In Retrospect Podcast: A Look Back At Our Cultural History

 Here's the deus ex machina when it comes to a retrospective look at a cultural event that happened during your life. You will most certainly think differently about it today than you did when it happened.

For example, disco music in the 1970s. I still love the music, but the platform shoes, and the patterned shirt featuring geometric shapes tucked into high-waisted pants with a wide belt. 

What was I thinking?

So a retrospective look at recent cultural events is a superb idea for a podcast. There is already a terrific podcast with a similar concept called One Year.  The podcast is about the people and struggles that changed America—one year at a time. In each episode, host Josh Levin explores a story you may have forgotten, or one you’ve never heard of before. What were the moments that transformed politics, culture, science, religion, and more? And how does the nation’s past shape our present? Right now, the podcast is covering the year 1955.

So I was excited when I heard that a new podcast called In Retrospect was coming out. 

 Each week on In Retrospect, hosts Susie Banikarim and Jessica Bennett revisit a pop culture moment from the 80s and 90s that shaped them, to try to understand what it taught them about the world and a woman’s place in it. 

Here's the podcast's marketing pitch, and it's a good one, full of humor and snark instead of bloviation.

 "Is there a cultural moment from your past that looks different in retrospect?
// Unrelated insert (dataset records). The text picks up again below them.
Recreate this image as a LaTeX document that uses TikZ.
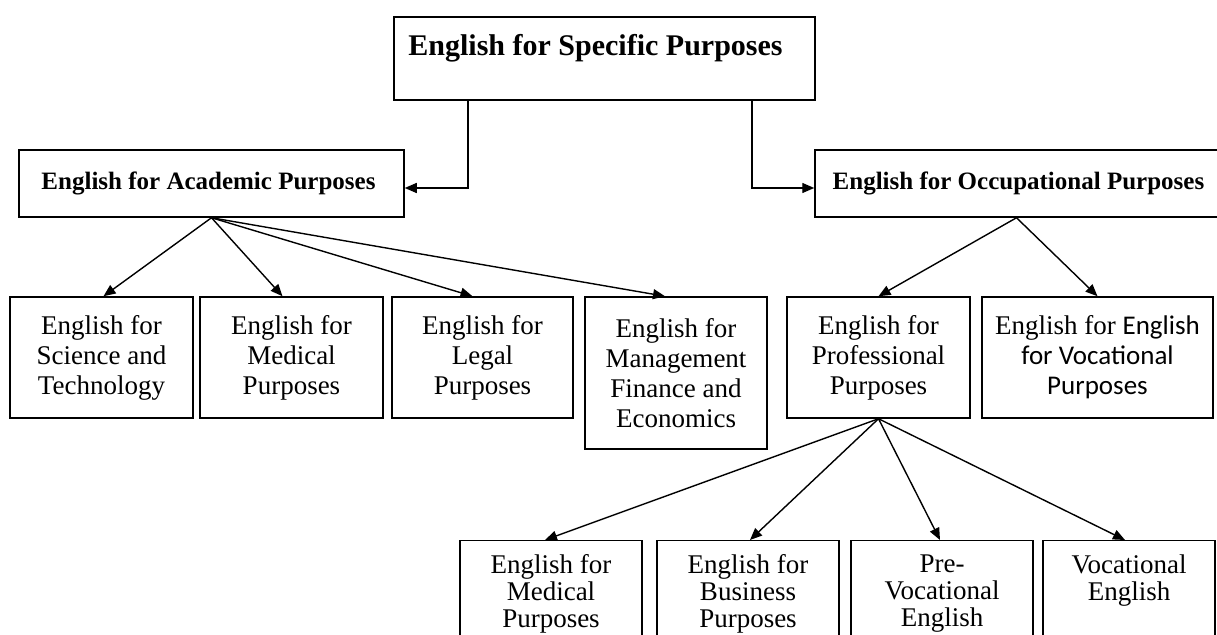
\documentclass[tikz,border=0pt]{standalone}
\usepackage{fontspec}
\setmainfont{Liberation Serif}
\newfontfamily\calfont{Carlito}
\usetikzlibrary{arrows.meta}

\begin{document}
\begin{tikzpicture}[x=0.5pt,y=-0.5pt,
    box/.style={draw, line width=0.75pt, inner sep=0pt, align=center,
        font=\fontsize{13.5}{15}\selectfont},
    head/.style={box, font=\bfseries\fontsize{12.5}{15}\selectfont},
    lowbox/.style={box, anchor=north, inner ysep=7pt, minimum width=91pt,
        font=\fontsize{13.5}{13.5}\selectfont},
    link/.style={line width=0.7pt, -{Triangle[length=6pt,width=5pt]}}]
    \useasboundingbox (0,0) rectangle (1217,635);

    % top level
    \node[head, font=\bfseries\fontsize{15}{17}\selectfont,
        minimum width=210.5pt, minimum height=41.5pt] (esp) at (604.5,58.5)
        {English for Specific Purposes\hspace*{9pt}\\[-3.3pt]\mbox{}};
    \node[head, minimum width=192.5pt, minimum height=33.5pt] (eap) at (211.5,183.5)
        {English for Academic Purposes\hspace*{3pt}};
    \node[head, minimum width=201.5pt, minimum height=33.5pt] (eop) at (1016.5,183.5)
        {\hspace*{2pt}English for Occupational Purposes};

    % second level
    \node[box, minimum width=91.5pt, minimum height=60.5pt] (sci) at (101.5,357.5)
        {English for\\Science and\\Technology};
    \node[box, minimum width=91.5pt, minimum height=60.5pt] (med) at (291.5,357.5)
        {English for\\Medical\\Purposes};
    \node[box, minimum width=90.5pt, minimum height=60.5pt] (leg) at (482.5,357.5)
        {English for\\Legal\\Purposes};
    \node[box, minimum width=91pt, minimum height=76pt] (mgt) at (676,373)
        {English for\\Management\\Finance and\\Economics};
    \node[box, minimum width=91.5pt, minimum height=60.5pt] (pro) at (878.5,357.5)
        {English for\\Professional\\Purposes};
    \node[box, minimum width=115.5pt, minimum height=60.5pt] (voc) at (1097.5,357.5)
        {English for {\calfont English}\\{\calfont for Vocational}\\{\calfont Purposes}};

    % third level
    \node[lowbox] (bmed) at (551,540) {English for\\Medical\\Purposes};
    \node[lowbox] (bbus) at (748,540) {English for\\Business\\Purposes};
    \node[lowbox] (bpre) at (942,540) {Pre-\\Vocational\\English};
    \node[lowbox, minimum width=86pt] (bvoc) at (1129,540) {Vocational\\English\\\mbox{}};

    \draw[link] ([xshift=-68.25pt]esp.south) |- ([yshift=-2.25pt]eap.east);
    \draw[link] ([xshift=73.75pt]esp.south) |- ([yshift=-2.25pt]eop.west);

    \foreach \n/\s in {sci/1,med/-4.5,leg/-5,mgt/-5.5}
        \draw[link] (eap.south) -- ([xshift=\s pt]\n.north);
    \foreach \n in {pro,voc}
        \draw[link] (eop.south) -- (\n.north);
    \foreach \n/\s in {bmed/-3,bbus/1,bpre/-1,bvoc/-2}
        \draw[link] (pro.south) -- ([xshift=\s pt]\n.north);
\end{tikzpicture}
\end{document}
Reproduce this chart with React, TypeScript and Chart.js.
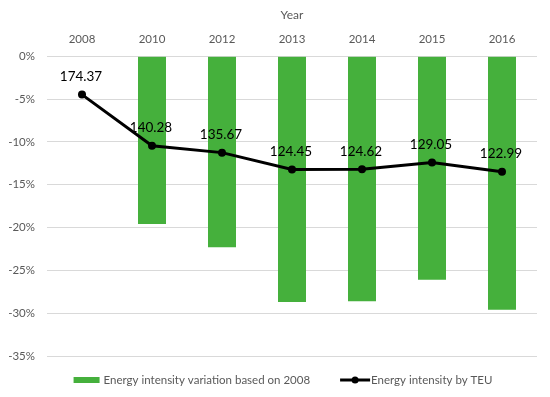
import React, { useEffect, useRef } from "react";
import { Chart, registerables } from "chart.js";

Chart.register(...registerables);

const years = ["2008", "2010", "2012", "2013", "2014", "2015", "2016"];
const variationPct = [0, -19.6, -22.3, -28.7, -28.6, -26.1, -29.6];
const intensityByTEU = [174.37, 140.28, 135.67, 124.45, 124.62, 129.05, 122.99];
const yMin = -35;
const yMax = 0;
const yStep = 5;
const barLabel = "Energy intensity variation based on 2008";
const lineLabel = "Energy intensity by TEU";

const GREEN = "#45B03C";
const GRAY = "#595959";
const FONT = "Lato, 'Open Sans', sans-serif";

const labelPlugin = {
  id: "pointLabels",
  afterDatasetsDraw(chart: any) {
    const meta = chart.getDatasetMeta(1);
    const ctx = chart.ctx;
    ctx.save();
    ctx.font = `13.5px ${FONT}`;
    ctx.fillStyle = "#000";
    ctx.textAlign = "center";
    ctx.textBaseline = "middle";
    meta.data.forEach((pt: any, i: number) => {
      ctx.fillText(intensityByTEU[i].toFixed(2), pt.x - 1, pt.y - 18);
    });
    ctx.restore();
  },
};

const legendPlugin = {
  id: "customLegend",
  afterDraw(chart: any) {
    const ctx = chart.ctx;
    ctx.save();
    ctx.font = `11.5px ${FONT}`;
    ctx.textBaseline = "middle";
    ctx.textAlign = "left";
    const w1 = ctx.measureText(barLabel).width;
    const w2 = ctx.measureText(lineLabel).width;
    const total = 26 + 4 + w1 + 30 + 30 + 1 + w2;
    let x = (chart.width - total) / 2 + 8;
    const y = chart.height - 9;
    ctx.fillStyle = GREEN;
    ctx.fillRect(x, y - 3, 26, 6);
    x += 30;
    ctx.fillStyle = GRAY;
    ctx.fillText(barLabel, x, y);
    x += w1 + 30;
    ctx.strokeStyle = "#000";
    ctx.lineWidth = 3;
    ctx.beginPath();
    ctx.moveTo(x, y);
    ctx.lineTo(x + 30, y);
    ctx.stroke();
    ctx.fillStyle = "#000";
    ctx.beginPath();
    ctx.arc(x + 15, y, 3.5, 0, Math.PI * 2);
    ctx.fill();
    x += 31;
    ctx.fillStyle = GRAY;
    ctx.fillText(lineLabel, x, y);
    ctx.restore();
  },
};

export default function App() {
  const ref = useRef<HTMLCanvasElement>(null);
  useEffect(() => {
    if (!ref.current) return;
    const chart = new Chart(ref.current, {
      type: "bar",
      data: {
        labels: years,
        datasets: [
          {
            type: "bar",
            label: barLabel,
            data: variationPct,
            backgroundColor: GREEN,
            borderWidth: 0,
            barPercentage: 0.8,
            categoryPercentage: 0.5,
            yAxisID: "y",
            order: 2,
          },
          {
            type: "line",
            label: lineLabel,
            data: intensityByTEU,
            borderColor: "#000",
            backgroundColor: "#000",
            borderWidth: 3,
            pointRadius: 4,
            pointBackgroundColor: "#000",
            pointBorderWidth: 0,
            yAxisID: "y1",
            order: 1,
          } as any,
        ],
      },
      options: {
        animation: false,
        responsive: true,
        maintainAspectRatio: false,
        layout: { autoPadding: false, padding: { top: 0, left: 0, right: 5, bottom: 33 } },
        plugins: {
          legend: { display: false },
          tooltip: { enabled: false },
        },
        scales: {
          x: {
            position: "top",
            grid: { display: false, drawTicks: false },
            border: { display: false },
            ticks: { color: GRAY, font: { family: FONT, size: 11.5 }, padding: 10 },
            title: {
              display: true,
              text: "Year",
              color: GRAY,
              font: { family: FONT, size: 12 },
              padding: { top: 0, bottom: 0 },
            },
          },
          y: {
            min: yMin,
            max: yMax,
            afterFit: (axis: any) => {
              axis.width = 39;
            },
            grid: { color: "#D9D9D9", lineWidth: 1, drawTicks: false },
            border: { display: false },
            ticks: {
              stepSize: yStep,
              color: GRAY,
              font: { family: FONT, size: 11.5 },
              padding: 12,
              callback: (v: any) => `${v}%`,
            },
          },
          y1: {
            display: false,
            min: 0,
            max: 200,
          },
        },
      },
      plugins: [labelPlugin, legendPlugin],
    });
    return () => chart.destroy();
  }, []);
  return (
    <div style={{ width: 534, height: 381, position: "relative" }}>
      <canvas ref={ref} />
    </div>
  );
}
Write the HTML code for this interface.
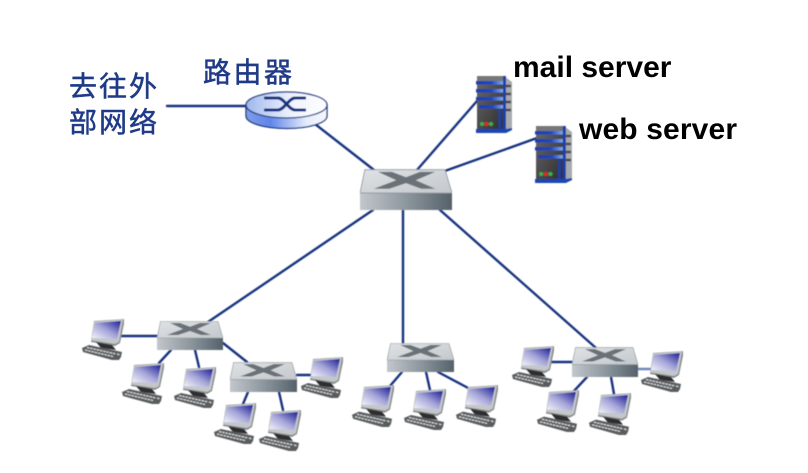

Maybe it’s a scandalous tabloid story seared into your teenage brain or a political punchline that just feels wrong now. It might be a very specific red swimsuit that inspired a decade of plastic surgery (see: “Baywatch”) or the inescapable smell of an entire generation of prepubescent boys (Axe body spray, anyone?)"

 The guest lineup on the podcast includes actor Pamela Anderson, Pulitzer Prize-winning cultural critic Salamishah Tillet, journalist and advice columnist E. Jean Carroll (gee, I wonder what she'll talk about), media studies professor at the University of Michigan Susan J. Douglas, and New York Times culture editor Maya Salam.

 Co-host Susie Banikarim has run newsrooms at Vice, Gizmodo Media Group and The Daily Beast. She directed the 2020 documentary, “Enemies of the People: Trump and the Political Press.” She began her journalism career at ABC News, where she was a producer for Diane Sawyer and George Stephanopoulos, and went on to help launch Katie Couric’s talk show. Prior to that, she was a producer on “Wife Swap.”

Jessica Bennett is known for her work focusing on gender issues and culture. She was the first-ever gender editor of The New York Times, where she is now a contributing editor, and is the author of two bestselling books, “Feminist Fight Club: A Survival Manual for a Sexist Workplace” and “This Is 18: Girls’ Lives Through Girls’ Eyes.” 

The podcast has a strong strategy for success because its first episode created a windstorm of controversy, repressed memories, moral relativism, gaslighting, and Hollywood at its sleaziest.

In a nutshell, the first episode was about the marriage of Luke and Laura on the soap opera General Hospital in 1981. The co-hosts explain that the wedding episodes actually had more viewers than the real wedding of Prince Charles and Princess Diana later that year. 

I was there, and although I wasn't a soap opera fan, I knew about what was happening on General Hospital. You could not go to a party or family outing and not overhear discussions of Luke and Laura. 

Now, here's the gut punch. Bankirum and Bennett then explain that when Luke was first brought onto the show as a minor, temporary character, he raped Laura at his nightclub.

What in the serious F***k? I didn't remember that. 

I don't want to give away what happened from there, but the episode just bristles with plot twists, secretive cabals by GH producers, and a head-scratching sense that people in the 1980s were way too accepting of sexual assault. The co-hosts go on to explore the awakening of the American psyche about the issue of sexual assault, explaining that date rape was a recently uncovered issue that had been neglected.

You can listen to that episode here.

After that first episode, I was hooked. I waited for the second episode and when it came out it was...about the two co-hosts.

My first thought was: "This is like leading in the Indy 500 race and then pulling over to pick up a snack." This was a mistake. Big time.

The sad part is I had nobody to mansplain this to.

So I listened to the episode. My apologies to Bankirum and Bennett. The episode was funny, informative, and charming. First, these two women are wildly talented. For men, I'd equate them to Chiefs QB Patrick Mahomes. Second, the co-hosts have a strong Womance. They get each other, and that connection translates into the frictionless feel of the podcast and the excellence of their narrative. 

On the podcasting mechanics side of the ledger, the show has a nice, bouncy, 80s-vibe intro music and the show uses music clips as a smooth segue. The sound production values are solid, the archival clips they play sound crisp, and the show's logo shows cleverness.

Their next episode just coming out now is about Pamela Anderson and her iconic, one-piece red swimsuit on TV's Baywatch.

Check out In Retrospect. New episodes are released on Friday. I guarantee that if you were around when the cultural event they cover is autopsied, you'll say two things. First, "I never knew that," and second, "what was I thinking?"